Esos extremos, la ilusión de que el porvenir podrá ser mejor y la certeza de que el fin se encuentra cerca, modelan, con infinidad de grises, las oscilaciones de quienes son víctimas de una maquinaria de exterminio implacable. Narra Monmany lo que quizá ilustra uno de esos extremos:
Una pequeña postal sería lanzada por Etty [Hillesum] desde el vagón que los llevaba a la muerte. Encontrada por unos campesinos sería enviada a los amigos que indicaba la dirección. En ella Etty había escrito: “Me esperaréis, ¿verdad?”.

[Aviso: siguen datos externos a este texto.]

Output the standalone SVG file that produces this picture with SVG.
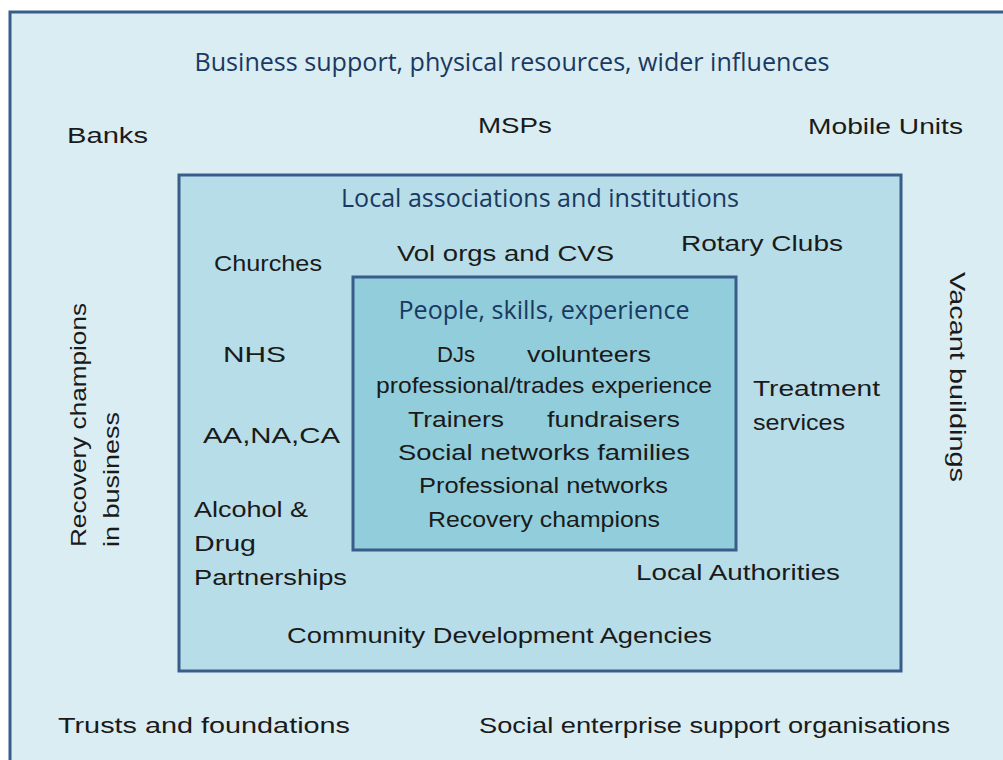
<svg xmlns="http://www.w3.org/2000/svg" width="1003" height="760" viewBox="0 0 1003 760">
<style>
.box{stroke:#385D8A;stroke-width:3}
.title{font-family:"Open Sans","Liberation Sans",sans-serif;fill:#1A3961;font-size:25px;text-anchor:middle}
.hw{font-family:"Liberation Sans","DejaVu Sans",sans-serif;fill:#1a1a1a;font-size:22px}
</style>
<rect width="1003" height="760" fill="#ffffff"/>
<g id="outer">
<rect class="box" x="10" y="12" width="1000" height="760" fill="#DAEDF3"/>
<text class="title" x="512" y="71" textLength="635" lengthAdjust="spacingAndGlyphs">Business support, physical resources, wider influences</text>
<text class="hw" x="67" y="143" textLength="81" lengthAdjust="spacingAndGlyphs">Banks</text>
<text class="hw" x="478" y="133" textLength="74" lengthAdjust="spacingAndGlyphs">MSPs</text>
<text class="hw" x="808" y="134" textLength="155" lengthAdjust="spacingAndGlyphs">Mobile Units</text>
<text class="hw" transform="translate(86,547) rotate(-90)" textLength="244" lengthAdjust="spacingAndGlyphs">Recovery champions</text>
<text class="hw" transform="translate(119,547) rotate(-90)" textLength="135" lengthAdjust="spacingAndGlyphs">in business</text>
<text class="hw" transform="translate(950,272) rotate(90)" textLength="210" lengthAdjust="spacingAndGlyphs">Vacant buildings</text>
<text class="hw" x="58" y="733" textLength="292" lengthAdjust="spacingAndGlyphs">Trusts and foundations</text>
<text class="hw" x="479" y="733" textLength="471" lengthAdjust="spacingAndGlyphs">Social enterprise support organisations</text>
</g>
<g id="middle">
<rect class="box" x="179" y="175" width="722" height="496" fill="#B7DDE8"/>
<text class="title" x="540" y="207" textLength="398" lengthAdjust="spacingAndGlyphs">Local associations and institutions</text>
<text class="hw" x="214" y="271" textLength="108" lengthAdjust="spacingAndGlyphs">Churches</text>
<text class="hw" x="397" y="261" textLength="217" lengthAdjust="spacingAndGlyphs">Vol orgs and CVS</text>
<text class="hw" x="681" y="251" textLength="162" lengthAdjust="spacingAndGlyphs">Rotary Clubs</text>
<text class="hw" x="223" y="362" textLength="63" lengthAdjust="spacingAndGlyphs">NHS</text>
<text class="hw" x="203" y="443" textLength="137" lengthAdjust="spacingAndGlyphs">AA,NA,CA</text>
<text class="hw" x="194" y="517" textLength="114" lengthAdjust="spacingAndGlyphs">Alcohol &amp;</text>
<text class="hw" x="194" y="551" textLength="62" lengthAdjust="spacingAndGlyphs">Drug</text>
<text class="hw" x="194" y="585" textLength="153" lengthAdjust="spacingAndGlyphs">Partnerships</text>
<text class="hw" x="753" y="396" textLength="127" lengthAdjust="spacingAndGlyphs">Treatment</text>
<text class="hw" x="753" y="430" textLength="92" lengthAdjust="spacingAndGlyphs">services</text>
<text class="hw" x="636" y="580" textLength="204" lengthAdjust="spacingAndGlyphs">Local Authorities</text>
<text class="hw" x="287" y="643" textLength="425" lengthAdjust="spacingAndGlyphs">Community Development Agencies</text>
</g>
<g id="inner">
<rect class="box" x="353" y="277" width="383" height="273" fill="#92CDDC"/>
<text class="title" x="544" y="319" textLength="291" lengthAdjust="spacingAndGlyphs">People, skills, experience</text>
<text class="hw" x="437" y="362" textLength="38" lengthAdjust="spacingAndGlyphs">DJs</text>
<text class="hw" x="527" y="362" textLength="124" lengthAdjust="spacingAndGlyphs">volunteers</text>
<text class="hw" x="376" y="393" textLength="336" lengthAdjust="spacingAndGlyphs">professional/trades experience</text>
<text class="hw" x="408" y="427" textLength="96" lengthAdjust="spacingAndGlyphs">Trainers</text>
<text class="hw" x="547" y="427" textLength="133" lengthAdjust="spacingAndGlyphs">fundraisers</text>
<text class="hw" x="398" y="460" textLength="292" lengthAdjust="spacingAndGlyphs">Social networks  families</text>
<text class="hw" x="419" y="493" textLength="249" lengthAdjust="spacingAndGlyphs">Professional networks</text>
<text class="hw" x="428" y="527" textLength="232" lengthAdjust="spacingAndGlyphs">Recovery champions</text>
</g>
</svg>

El entusiasmo de multitudes por la aniquilación de los “otros” es difícil de pensar e incluso de imaginar. Gertrud Kolmar le escribió a su hermana, refiriéndose a Goebbels, que se trataba de un Nerón “que se hacía aplaudir en la arena del circo por un pueblo vociferante”. Quien había ideado la aterradora Noche de los Cristales Rotos (1938) sabía, apunta Monmany, que había que allanar “mental y popularmente el camino hacia la Solución Final”, lograr “la instalación del nazismo en los espíritus”, como lo escribió Karl Kraus. De la conversión de individuos en masas de aniquilación mucho se ha escrito. Pero observar el fenómeno de cerca y ser impactado por esa ola expansiva adquiere un carácter angustiante, que combina soledad, zozobra, pasmo e incredulidad. Kolmar se negó a abandonar Alemania (“los viejos árboles no se pueden trasplantar”) y la tragedia la alcanzó. Hay en su actitud (creo) mucho de estoicismo y otro tanto de impotencia resignada.

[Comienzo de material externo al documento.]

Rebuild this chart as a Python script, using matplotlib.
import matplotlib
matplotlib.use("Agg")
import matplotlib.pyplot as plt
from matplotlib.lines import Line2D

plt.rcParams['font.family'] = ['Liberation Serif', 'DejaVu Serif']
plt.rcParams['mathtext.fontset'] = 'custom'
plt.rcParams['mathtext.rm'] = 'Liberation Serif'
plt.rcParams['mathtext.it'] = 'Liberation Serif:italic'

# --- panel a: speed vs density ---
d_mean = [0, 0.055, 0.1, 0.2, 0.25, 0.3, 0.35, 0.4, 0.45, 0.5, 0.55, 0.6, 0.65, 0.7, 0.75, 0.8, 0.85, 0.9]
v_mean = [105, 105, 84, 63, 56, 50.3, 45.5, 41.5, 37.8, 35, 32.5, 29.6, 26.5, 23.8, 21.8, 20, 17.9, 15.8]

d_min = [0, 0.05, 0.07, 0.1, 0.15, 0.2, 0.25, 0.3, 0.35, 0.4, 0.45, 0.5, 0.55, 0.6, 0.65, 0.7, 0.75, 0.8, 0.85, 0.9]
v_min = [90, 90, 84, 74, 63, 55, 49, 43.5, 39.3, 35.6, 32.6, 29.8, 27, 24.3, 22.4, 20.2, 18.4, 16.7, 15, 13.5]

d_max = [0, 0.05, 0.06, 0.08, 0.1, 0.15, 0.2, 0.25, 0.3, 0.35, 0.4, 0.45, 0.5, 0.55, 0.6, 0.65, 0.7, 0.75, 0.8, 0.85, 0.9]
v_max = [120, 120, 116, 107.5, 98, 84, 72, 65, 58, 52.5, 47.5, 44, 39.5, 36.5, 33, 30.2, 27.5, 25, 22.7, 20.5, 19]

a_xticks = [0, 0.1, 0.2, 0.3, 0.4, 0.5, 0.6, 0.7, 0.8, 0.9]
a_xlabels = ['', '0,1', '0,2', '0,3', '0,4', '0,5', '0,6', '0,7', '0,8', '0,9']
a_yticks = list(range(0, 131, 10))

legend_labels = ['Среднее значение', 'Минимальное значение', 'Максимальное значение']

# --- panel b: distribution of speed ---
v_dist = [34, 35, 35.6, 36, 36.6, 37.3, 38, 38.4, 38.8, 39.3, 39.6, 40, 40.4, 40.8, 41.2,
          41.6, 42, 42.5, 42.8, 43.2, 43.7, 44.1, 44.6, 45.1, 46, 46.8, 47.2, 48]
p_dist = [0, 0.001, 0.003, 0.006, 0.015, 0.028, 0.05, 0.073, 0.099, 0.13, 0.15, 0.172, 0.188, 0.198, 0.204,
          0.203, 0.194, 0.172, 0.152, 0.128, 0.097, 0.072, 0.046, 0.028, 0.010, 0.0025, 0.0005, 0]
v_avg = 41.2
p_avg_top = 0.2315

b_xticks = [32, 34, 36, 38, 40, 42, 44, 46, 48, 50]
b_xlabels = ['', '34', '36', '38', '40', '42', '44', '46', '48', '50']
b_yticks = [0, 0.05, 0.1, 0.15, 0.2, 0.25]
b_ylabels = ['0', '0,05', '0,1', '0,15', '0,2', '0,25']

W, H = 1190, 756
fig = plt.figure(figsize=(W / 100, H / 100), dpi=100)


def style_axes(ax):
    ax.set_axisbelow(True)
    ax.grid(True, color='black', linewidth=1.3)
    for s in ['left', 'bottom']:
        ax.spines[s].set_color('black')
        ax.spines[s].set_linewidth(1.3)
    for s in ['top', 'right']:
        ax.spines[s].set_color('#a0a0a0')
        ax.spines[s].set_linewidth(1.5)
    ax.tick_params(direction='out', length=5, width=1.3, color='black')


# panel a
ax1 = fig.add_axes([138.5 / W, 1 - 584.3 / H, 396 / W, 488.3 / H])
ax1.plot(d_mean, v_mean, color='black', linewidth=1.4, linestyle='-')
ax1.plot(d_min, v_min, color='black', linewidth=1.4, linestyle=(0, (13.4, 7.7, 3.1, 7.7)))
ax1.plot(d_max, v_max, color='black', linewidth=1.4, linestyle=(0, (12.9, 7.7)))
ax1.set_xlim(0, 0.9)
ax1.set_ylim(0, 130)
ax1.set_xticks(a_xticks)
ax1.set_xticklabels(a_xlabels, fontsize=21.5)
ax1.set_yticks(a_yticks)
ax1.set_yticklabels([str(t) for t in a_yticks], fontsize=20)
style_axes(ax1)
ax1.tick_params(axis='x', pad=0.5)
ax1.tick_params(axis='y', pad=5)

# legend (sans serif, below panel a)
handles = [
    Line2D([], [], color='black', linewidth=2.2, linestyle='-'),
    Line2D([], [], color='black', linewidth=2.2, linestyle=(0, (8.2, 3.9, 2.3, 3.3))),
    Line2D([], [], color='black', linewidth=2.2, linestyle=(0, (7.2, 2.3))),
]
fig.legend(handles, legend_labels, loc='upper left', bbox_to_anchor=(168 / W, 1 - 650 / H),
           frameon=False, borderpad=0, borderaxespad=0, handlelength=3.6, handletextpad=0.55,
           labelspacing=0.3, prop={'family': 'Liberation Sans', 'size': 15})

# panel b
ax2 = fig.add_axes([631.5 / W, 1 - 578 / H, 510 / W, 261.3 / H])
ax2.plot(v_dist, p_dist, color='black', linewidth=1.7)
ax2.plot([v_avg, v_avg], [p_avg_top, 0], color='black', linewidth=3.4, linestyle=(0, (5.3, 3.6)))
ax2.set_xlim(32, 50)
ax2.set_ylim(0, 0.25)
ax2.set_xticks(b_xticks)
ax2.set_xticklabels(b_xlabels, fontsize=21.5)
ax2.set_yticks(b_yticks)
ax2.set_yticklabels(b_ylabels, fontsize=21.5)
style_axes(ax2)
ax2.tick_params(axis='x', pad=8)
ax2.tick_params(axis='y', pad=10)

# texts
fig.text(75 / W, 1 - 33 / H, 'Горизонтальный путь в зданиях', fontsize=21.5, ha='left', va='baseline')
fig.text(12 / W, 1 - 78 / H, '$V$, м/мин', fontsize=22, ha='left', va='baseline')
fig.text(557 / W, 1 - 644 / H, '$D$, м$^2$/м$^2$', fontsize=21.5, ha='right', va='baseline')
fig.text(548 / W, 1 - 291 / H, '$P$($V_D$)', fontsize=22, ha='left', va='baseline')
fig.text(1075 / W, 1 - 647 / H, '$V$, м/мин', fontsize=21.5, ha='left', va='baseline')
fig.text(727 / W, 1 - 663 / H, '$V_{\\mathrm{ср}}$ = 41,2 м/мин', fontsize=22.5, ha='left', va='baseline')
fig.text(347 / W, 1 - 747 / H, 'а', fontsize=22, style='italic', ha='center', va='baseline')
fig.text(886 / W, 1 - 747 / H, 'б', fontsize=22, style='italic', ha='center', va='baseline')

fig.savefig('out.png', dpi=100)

ESA TRAGEDIA DEVELA una sensible paradoja. Berlín fue en los años veinte un centro cultural innovador, vanguardista, imaginativo. En todas las áreas del quehacer artístico y cultural se vivió una atmósfera efervescente. La ciudad parecía cobijarlo todo y los intelectuales judíos formaron parte de esa energía. Era un ambiente “excitante, eléctrico y desorbitado”. Literatura, cine, teatro, cabaret, pintura y dibujo, música, experimentaban mutaciones radicales. Se respiraba un aroma de irreverencia y transgresión. Heinrich y Klaus Mann, Walter Benjamin, Joseph Roth, Erich Maria Remarque, Ernst Toller, Bertolt Brecht, Erwin Piscator, Kurt Weill, Fritz Lang, Siegfried Kracauer y Alfred Döblin son apenas algunos nombres de aquella explosión que mucho tuvo de jolgorio y de reacción ante la secuela de la Primera Guerra Mundial.
Angelika Schrobsdorff, autora del libro de memorias Tú no eres como otras madres, “mitad autobiografía familiar, mitad crónica del frenético Berlín de entreguerras”, le pregunta a una mujer que vivió aquellos años lo que sucedía ahí:
... Fueron fantásticos. El preludio de una época nueva, moderna, emancipada. ¡Una grandiosa danza de la muerte! La cantidad de gigantes del arte y del intelecto que el Berlín de entonces escupió de la noche a la mañana es simplemente increíble. La mitad eran judíos. Y bien: conseguimos matarlo todo: a los judíos, el arte y el intelecto.
Peter Gay lo ha diseccionado en su libro La cultura de Weimar (Paidós, España, 2011). Cierto, fue una fiesta que intentó exorcizar a la muerte y la destrucción; un momento estelar de la creación; una expansión de las posibilidades de las artes, pero también “una época de escasez de lo razonable, los pensadores racionales se vieron acosados por los irracionales”. La gris, compleja y desabrida democracia fue despreciada, porque “la República nació en la derrota, vivió en la confusión y murió en el desastre”. Resultaron más emocionantes los extremos, nazismo y comunismo, y el triunfo del primero barrió con todo.
A los 29, 39 y 49 años murieron, en Auschwitz, Etty Hillesum, Irène Némirovsky y Gertrud Kolmar. Vidas truncadas por la barbarie. Ni en sus peores pesadillas imaginaron lo que podía suceder y sin embargo sucedió.
(Es justo apuntar que llegué a Mercedes Monmany y su obra por recomendación de Roberto Diego Ortega. Gracias).
Mercedes Monmany; Ya sabes que volveré. Tres grandes escritoras en Auschwitz: Irène Némirovsky, Gertrud Kolmar y Etty Hillesum, Galaxia Gutenberg, Barcelona, 2018.
Nota
1 Hay que señalar que, ante la tragedia, Irène Némirovsky, escribió en junio de 1941 en su cuaderno de notas: “Hago aquí la promesa de no volver a descargar mi rencor, por justificado que sea, sobre una masa de hombres, sean cuales sean su raza, religión, convicciones, prejuicios o errores”.